Halberstadt's appealing metaphors serve as effective introductions to a wide range of practical and philosophical information about music. Most chapters provide detailed music lessons accompanied by practice exercises. These lessons cover everything from effective practice methods, to improvisational development, to music theory, accompaniment, and performance. Practice exercises are combined with dozens of transcriptions from original recordings by Keith Jarrett, John Coltrane, Nat Cole, Thelonious Monk, Freddy Hubbard, Red Garland, Brad Mehldau and others. There's also a resource guide, an appendix, even a glossary of musical terms.

While Metaphors for the Musician is loaded with jazz knowledge, it succeeds as a learning tool primarily because of its author's supportive, conversational tone. With few exceptions, Halberstadt adopts an encouraging voice while identifying many of the struggles faced by aspiring jazz musicians. This tone is nowhere greater than in Metaphors' introduction, titled "A Crooked Road." In it we read, "[S]ome of the best roads you'll ever travel are the ones you find when you're hopelessly lost. So just sit back and enjoy the ride as much as you can. It' Believe it."
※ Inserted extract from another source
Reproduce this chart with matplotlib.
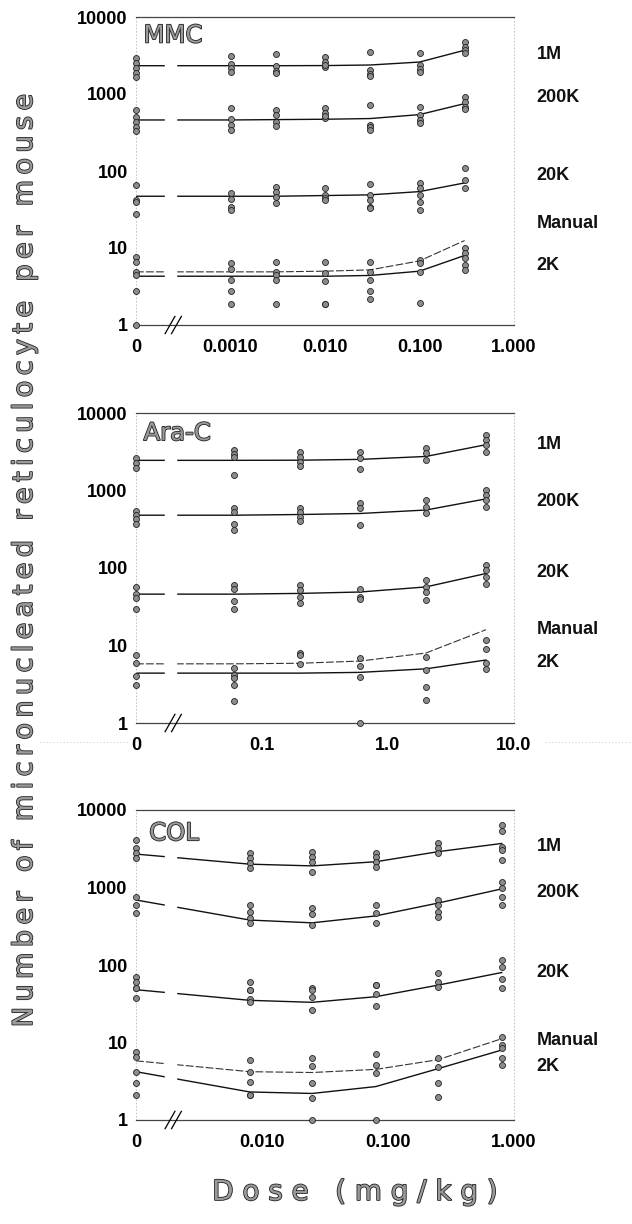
import matplotlib
matplotlib.use("Agg")
import matplotlib.pyplot as plt
import matplotlib.patheffects as pe
from matplotlib.patches import Rectangle
from matplotlib.lines import Line2D

# ---------------- data ----------------
# doses in mg/kg, 0 = vehicle control
mmc_doses = [0, 0.001, 0.003, 0.01, 0.03, 0.1, 0.3]
mmc_1m = [[2950, 2500, 2180, 1870, 1660], [3100, 2450, 2190, 1950], [3300, 2300, 2000, 1900],
          [3000, 2600, 2250, 2400], [3500, 2050, 1800, 1700], [3400, 2400, 2100, 1950],
          [4800, 4100, 3700, 3400]]
mmc_1m_fit = [2330, 2330, 2330, 2340, 2380, 2600, 3700]
mmc_200k = [[620, 500, 435, 375, 330], [660, 480, 400, 340], [615, 540, 435, 380],
            [660, 560, 490, 520], [720, 400, 370, 340], [680, 535, 460, 420], [910, 790, 680, 630]]
mmc_200k_fit = [460, 460, 465, 470, 480, 540, 750]
mmc_20k = [[66, 42, 40, 28], [52, 43, 34, 31], [62, 54, 46, 38], [60, 49, 45, 42],
           [68, 49, 42, 34, 33], [69, 60, 49, 40, 31], [110, 76, 60]]
mmc_20k_fit = [47, 47, 47, 48, 49, 54, 70]
mmc_manual = [[7.6, 6.6, 4.9], [6.4, 5.4], [6.6, 4.9], [6.6, 4.8], [6.6, 4.9], [6.9, 6.4],
              [10, 8.7, 7.4]]
mmc_manual_fit = [4.9, 4.9, 4.9, 5.0, 5.2, 6.8, 12.5]
mmc_2k = [[4.4, 2.8, 1.0], [3.8, 2.8, 1.9], [4.5, 3.8, 1.9], [3.7, 1.9, 1.9], [3.8, 2.8, 2.2],
          [4.9, 1.95], [6.0, 5.2]]
mmc_2k_fit = [4.3, 4.3, 4.3, 4.3, 4.4, 5.0, 8.0]

arac_doses = [0, 0.06, 0.2, 0.6, 2, 6]
arac_1m = [[2600, 2250, 1950], [3300, 3000, 2700, 1580], [3150, 2700, 2350, 2080],
           [3150, 2630, 1900], [3550, 3050, 2460], [5200, 4500, 3900, 3150]]
arac_1m_fit = [2450, 2450, 2460, 2520, 2750, 3900]
arac_200k = [[550, 480, 425, 370], [590, 530, 370, 310], [600, 530, 460, 400],
             [690, 590, 355], [760, 620, 510], [1020, 870, 760, 620]]
arac_200k_fit = [480, 480, 490, 505, 560, 780]
arac_20k = [[57, 46, 41, 30], [60, 54, 38, 30], [60, 52, 42, 35], [54, 42, 40],
            [71, 57, 49, 39], [110, 93, 76, 63]]
arac_20k_fit = [46, 46, 47, 49, 57, 85]
arac_manual = [[7.6, 5.9], [5.1, 4.2], [8.1, 7.6, 5.8], [6.9, 5.5], [7.1, 4.8], [11.7, 9.0]]
arac_manual_fit = [5.8, 5.8, 5.9, 6.3, 8.0, 16]
arac_2k = [[4.1, 3.1], [3.8, 3.1, 1.9], [], [3.9, 1.0], [2.9, 2.0], [5.9, 5.0]]
arac_2k_fit = [4.4, 4.4, 4.4, 4.5, 5.0, 6.5]

col_doses = [0, 0.008, 0.025, 0.08, 0.25, 0.8]
col_1m = [[4100, 3250, 2800, 2400], [2800, 2400, 2080, 1780], [2900, 2450, 2150, 1590],
          [2800, 2450, 2150, 1860], [3700, 3250, 2800], [6400, 5300, 3300, 3050, 2250]]
col_1m_fit = [2700, 2000, 1900, 2150, 2900, 3700]
col_200k = [[760, 600, 470], [600, 490, 410, 350], [550, 450, 330], [600, 470, 350],
            [690, 600, 490, 420], [1170, 980, 760, 600]]
col_200k_fit = [690, 380, 350, 430, 630, 960]
col_20k = [[71, 61, 50, 50, 37], [61, 48, 48, 36, 33], [50, 48, 39, 26], [55, 55, 42, 30],
           [79, 61, 52], [115, 93, 65, 50]]
col_20k_fit = [48, 35, 33, 39, 55, 80]
col_manual = [[7.6, 6.5], [5.9, 4.2], [6.3, 5.0], [7.1, 5.1], [6.3, 4.8], [11.7, 9.3, 8.5]]
col_manual_fit = [5.8, 4.2, 4.1, 4.5, 6.0, 11.2]
col_2k = [[4.2, 3.0, 2.1], [3.1, 2.1, 2.1], [3.0, 1.95, 1.0], [4.1, 1.0], [3.0, 2.0], [6.3, 5.1]]
col_2k_fit = [4.2, 2.3, 2.2, 2.7, 4.6, 8.0]

series_names = ["1M", "200K", "20K", "Manual", "2K"]
y_ticks = [1, 10, 100, 1000, 10000]
y_ticklabels = ["1", "10", "100", "1000", "10000"]

mmc_xticks = [1e-4, 1e-3, 1e-2, 1e-1, 1]
mmc_xticklabels = ["0", "0.0010", "0.010", "0.100", "1.000"]
arac_xticks = [0.01, 0.1, 1, 10]
arac_xticklabels = ["0", "0.1", "1.0", "10.0"]
col_xticks = [0.001, 0.01, 0.1, 1]
col_xticklabels = ["0", "0.010", "0.100", "1.000"]

panels = [
    dict(name="MMC", doses=mmc_doses, xticks=mmc_xticks, xlabels=mmc_xticklabels,
         pts=[mmc_1m, mmc_200k, mmc_20k, mmc_manual, mmc_2k],
         fits=[mmc_1m_fit, mmc_200k_fit, mmc_20k_fit, mmc_manual_fit, mmc_2k_fit],
         rect=[136/632, 1 - 325/1224, 378/632, 308/1224],
         lab_y=[0.877, 0.740, 0.484, 0.331, 0.192], title_x=0.02, title_y=0.94),
    dict(name="Ara-C", doses=arac_doses, xticks=arac_xticks, xlabels=arac_xticklabels,
         pts=[arac_1m, arac_200k, arac_20k, arac_manual, arac_2k],
         fits=[arac_1m_fit, arac_200k_fit, arac_20k_fit, arac_manual_fit, arac_2k_fit],
         rect=[136/632, 1 - 723/1224, 378/632, 310/1224],
         lab_y=[0.897, 0.713, 0.487, 0.300, 0.194], title_x=0.02, title_y=0.935),
    dict(name="COL", doses=col_doses, xticks=col_xticks, xlabels=col_xticklabels,
         pts=[col_1m, col_200k, col_20k, col_manual, col_2k],
         fits=[col_1m_fit, col_200k_fit, col_20k_fit, col_manual_fit, col_2k_fit],
         rect=[136/632, 1 - 1120/1224, 378/632, 310/1224],
         lab_y=[0.881, 0.735, 0.477, 0.258, 0.171], title_x=0.035, title_y=0.925),
]

# ---------------- drawing ----------------
outline = [pe.withStroke(linewidth=1.2, foreground="#222222")]
tick_font = dict(family="Liberation Sans", weight="bold", size=13)

fig = plt.figure(figsize=(6.32, 12.24), dpi=100)

for p in panels:
    ax = fig.add_axes(p["rect"])
    ax.set_xscale("log")
    ax.set_yscale("log")
    x0 = p["xticks"][0]           # control plotted at the "0" position
    xs = [x0 if d == 0 else d for d in p["doses"]]

    for k, (pts, fit) in enumerate(zip(p["pts"], p["fits"])):
        if series_names[k] == "Manual":
            ax.plot(xs, fit, color="#333333", lw=0.8, ls=(0, (7, 2)), zorder=2)
        else:
            ax.plot(xs, fit, color="#111111", lw=1.0, zorder=2)
        for x, vals in zip(xs, pts):
            ax.plot([x] * len(vals), vals, "o", ms=4.3, mfc="#8c8c8c", mec="#222222",
                    mew=0.6, clip_on=False, zorder=3)

    # gap in the curves at the axis break
    ax.add_patch(Rectangle((0.077, 0.012), 0.028, 0.976, transform=ax.transAxes,
                           color="white", zorder=2.2))
    # break marks on the bottom line
    for bx in (0.077, 0.094):
        ax.add_line(Line2D([bx, bx + 0.026], [-0.028, 0.028], transform=ax.transAxes,
                           color="black", lw=0.9, clip_on=False, zorder=4))

    ax.set_xlim(p["xticks"][0], p["xticks"][-1])
    ax.set_ylim(1, 10000)
    ax.xaxis.set_minor_locator(plt.NullLocator())
    ax.yaxis.set_minor_locator(plt.NullLocator())
    ax.set_xticks(p["xticks"])
    ax.set_xticklabels(p["xlabels"], fontdict=tick_font)
    ax.set_yticks(y_ticks)
    ax.set_yticklabels(y_ticklabels, fontdict=tick_font)
    ax.tick_params(axis="x", length=0, pad=10)
    ax.tick_params(axis="y", length=0, pad=6)

    for s in ("top", "bottom"):
        ax.spines[s].set_color("#444444")
        ax.spines[s].set_linewidth(0.9)
    for s in ("left", "right"):
        ax.spines[s].set_color("#bbbbbb")
        ax.spines[s].set_linewidth(0.6)
        ax.spines[s].set_linestyle((0, (1, 3)))

    ax.text(p["title_x"], p["title_y"], p["name"], transform=ax.transAxes, ha="left",
            va="center", fontsize=17.5, color="#9a9a9a", family="DejaVu Sans",
            path_effects=outline)
    for name, ly in zip(series_names, p["lab_y"]):
        ax.text(1.06, ly, name, transform=ax.transAxes, ha="left", va="center",
                fontsize=13, family="Liberation Sans", weight="bold", color="#111111")

# y label with widened letter spacing
ylab = "Number of micronucleated reticulocyte per mouse"
fig.text(25/632, 1 - 557/1224, "\u200a\u200a".join(ylab), rotation=90, ha="center",
         va="center", fontsize=19.5, color="#9a9a9a", family="DejaVu Sans",
         path_effects=outline)
fig.text(355/632, 1 - 1192/1224, "D o s e   ( m g / k g )", ha="center", va="center",
         fontsize=20, color="#9a9a9a", family="DejaVu Sans", path_effects=outline)

# faint dotted scan line between panels
fig.add_artist(Line2D([40/632, 130/632], [1 - 742/1224] * 2, color="#bbbbbb", lw=0.6,
                      ls=(0, (1, 3))))
fig.add_artist(Line2D([545/632, 630/632], [1 - 742/1224] * 2, color="#bbbbbb", lw=0.6,
                      ls=(0, (1, 3))))

fig.savefig("out.png", dpi=100)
As a compliment to friendly prose, Halberstadt sprinkles his text with tips gleaned from a career of on-the-job successes-and failures-as a musician and teacher. Amusing personal stories, like those recounting the author's inauspicious audition for entry into the UW Music School (as a trombonist!); his fear of teaching piano lessons (having never played a gig on the instrument); and his love/hate relationship with the cantankerous, music critic, Mr. Y. Zass, make Metaphors an entertaining read, even for casual jazz fans.

Like the study of jazz, however, Metaphors is designed for life-long learning. The text is primarily intended for student musicians, particularly pianists, with some prior knowledge of their instrument, music theory, and jazz in general. Since a number of the lessons are advanced-and could benefit from further explanation-the book is probably best used in conjunction with lessons from a music teacher. As a last line of technical support, the author's email address is provided for those with problems or questions.

Excerpts from Metaphors for the Musician, Perspectives from a Jazz Pianist:

On Note Choice: "You've probably heard the axiom: there are no wrong notes in jazz. But the most rigorous perspective is that there is only one right note: the one that I hear at that moment."

On Practicing at a Slow Tempo: A slow practice tempo is one at which you can consciously control all the various elements with ease. That means that you have time to send individual messages from the brain to the hand to control the notes, rhythms, articulation, dynamics and fingering-and you even have time left over to think how easy it all is!"

On Time: To me there's no question that time is the single most important element. If I hear a solo with bad time, I have to leave the room (at least figuratively speaking). No matter how intelligent the ideas are or how elegant the language is, that solo will just make me feel agitated and irritable. If I can tap my foot or snap my fingers to a solo, if there's a real pocket to the time feel, then I'll enjoy it no matter what other problems arise. I'd much rather hear wrong notes than bad time."